EXERCISE OBJECTIVE —
Copy every line of the data that includes the string "Python".

[start RECORDS SHOWN]

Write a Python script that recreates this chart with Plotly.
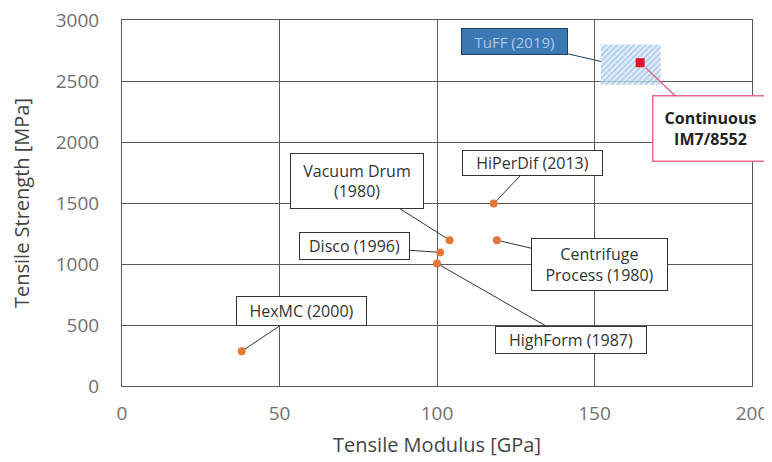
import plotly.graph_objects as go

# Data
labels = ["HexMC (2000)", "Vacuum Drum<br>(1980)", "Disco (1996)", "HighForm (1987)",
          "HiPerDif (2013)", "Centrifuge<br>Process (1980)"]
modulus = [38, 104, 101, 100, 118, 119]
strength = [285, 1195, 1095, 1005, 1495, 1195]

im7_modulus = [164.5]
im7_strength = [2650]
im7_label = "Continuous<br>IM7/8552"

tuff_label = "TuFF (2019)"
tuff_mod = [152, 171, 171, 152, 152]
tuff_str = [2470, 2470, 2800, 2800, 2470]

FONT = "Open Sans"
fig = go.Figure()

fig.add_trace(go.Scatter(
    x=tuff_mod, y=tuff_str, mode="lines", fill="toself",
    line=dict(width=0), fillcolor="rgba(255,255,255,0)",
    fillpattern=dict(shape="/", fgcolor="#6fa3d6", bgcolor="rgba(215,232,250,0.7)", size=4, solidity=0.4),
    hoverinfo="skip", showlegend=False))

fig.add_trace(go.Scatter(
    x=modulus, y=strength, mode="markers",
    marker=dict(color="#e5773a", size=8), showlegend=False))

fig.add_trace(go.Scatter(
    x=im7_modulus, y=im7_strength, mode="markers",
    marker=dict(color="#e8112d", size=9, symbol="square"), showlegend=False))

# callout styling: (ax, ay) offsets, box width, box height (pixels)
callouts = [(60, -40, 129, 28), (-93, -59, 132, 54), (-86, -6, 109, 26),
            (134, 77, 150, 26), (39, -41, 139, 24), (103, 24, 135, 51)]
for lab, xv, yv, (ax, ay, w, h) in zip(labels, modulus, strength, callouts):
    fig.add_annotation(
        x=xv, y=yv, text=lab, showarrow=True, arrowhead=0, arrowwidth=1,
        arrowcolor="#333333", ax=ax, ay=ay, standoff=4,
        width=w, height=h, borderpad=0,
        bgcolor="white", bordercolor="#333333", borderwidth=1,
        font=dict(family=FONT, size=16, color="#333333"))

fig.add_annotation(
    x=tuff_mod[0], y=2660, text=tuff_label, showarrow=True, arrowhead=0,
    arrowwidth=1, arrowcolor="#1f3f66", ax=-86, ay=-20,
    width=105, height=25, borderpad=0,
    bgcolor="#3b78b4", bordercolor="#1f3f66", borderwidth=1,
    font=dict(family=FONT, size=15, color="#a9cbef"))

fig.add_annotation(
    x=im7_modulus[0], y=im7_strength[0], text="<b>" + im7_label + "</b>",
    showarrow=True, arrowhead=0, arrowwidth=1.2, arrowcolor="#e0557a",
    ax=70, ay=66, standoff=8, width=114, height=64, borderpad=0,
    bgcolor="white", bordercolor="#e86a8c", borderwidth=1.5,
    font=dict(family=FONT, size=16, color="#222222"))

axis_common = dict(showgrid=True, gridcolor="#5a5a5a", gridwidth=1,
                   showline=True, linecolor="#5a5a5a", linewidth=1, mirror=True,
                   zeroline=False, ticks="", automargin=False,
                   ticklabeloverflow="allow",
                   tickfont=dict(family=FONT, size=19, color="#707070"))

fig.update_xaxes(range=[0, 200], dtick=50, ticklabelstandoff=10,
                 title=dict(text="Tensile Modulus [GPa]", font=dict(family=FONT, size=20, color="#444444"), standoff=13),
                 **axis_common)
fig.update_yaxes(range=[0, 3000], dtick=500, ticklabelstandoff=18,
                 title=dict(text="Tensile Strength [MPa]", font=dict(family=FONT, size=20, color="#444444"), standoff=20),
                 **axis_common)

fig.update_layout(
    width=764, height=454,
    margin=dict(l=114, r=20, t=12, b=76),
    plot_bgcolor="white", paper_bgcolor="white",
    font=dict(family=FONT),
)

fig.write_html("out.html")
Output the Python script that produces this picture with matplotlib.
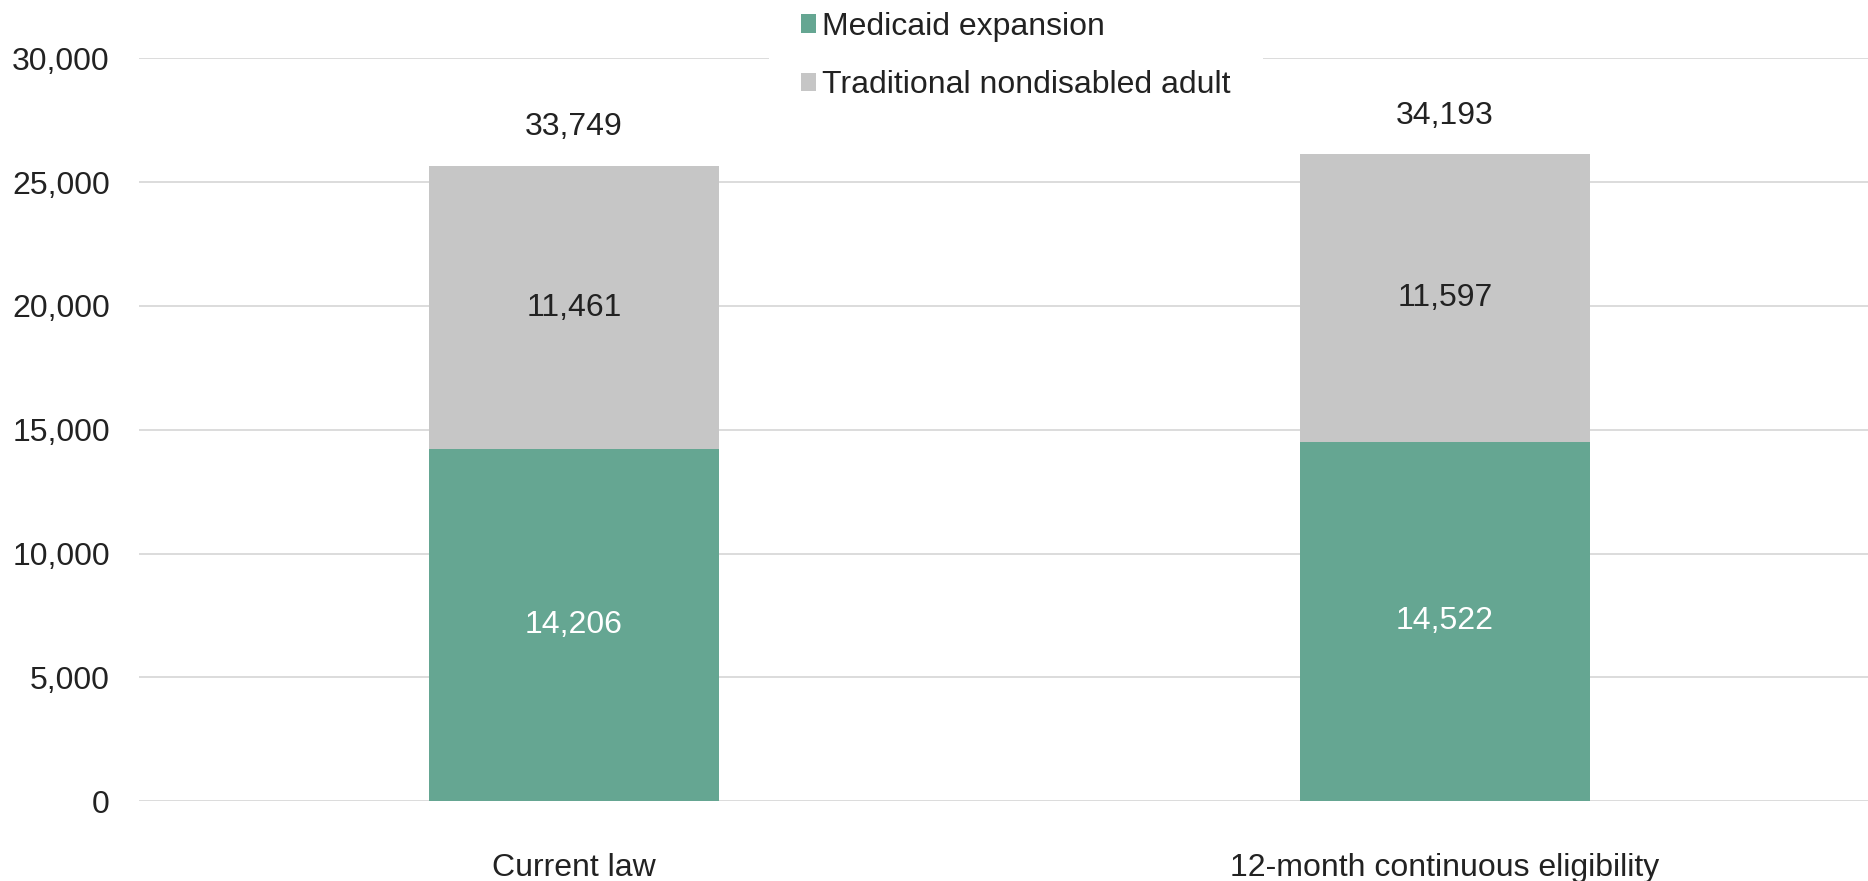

[end RECORDS SHOWN]

SOLUTION FOR THIS TASK —
Write a Python script that recreates this chart with Plotly.
Output the Python script that produces this picture with matplotlib.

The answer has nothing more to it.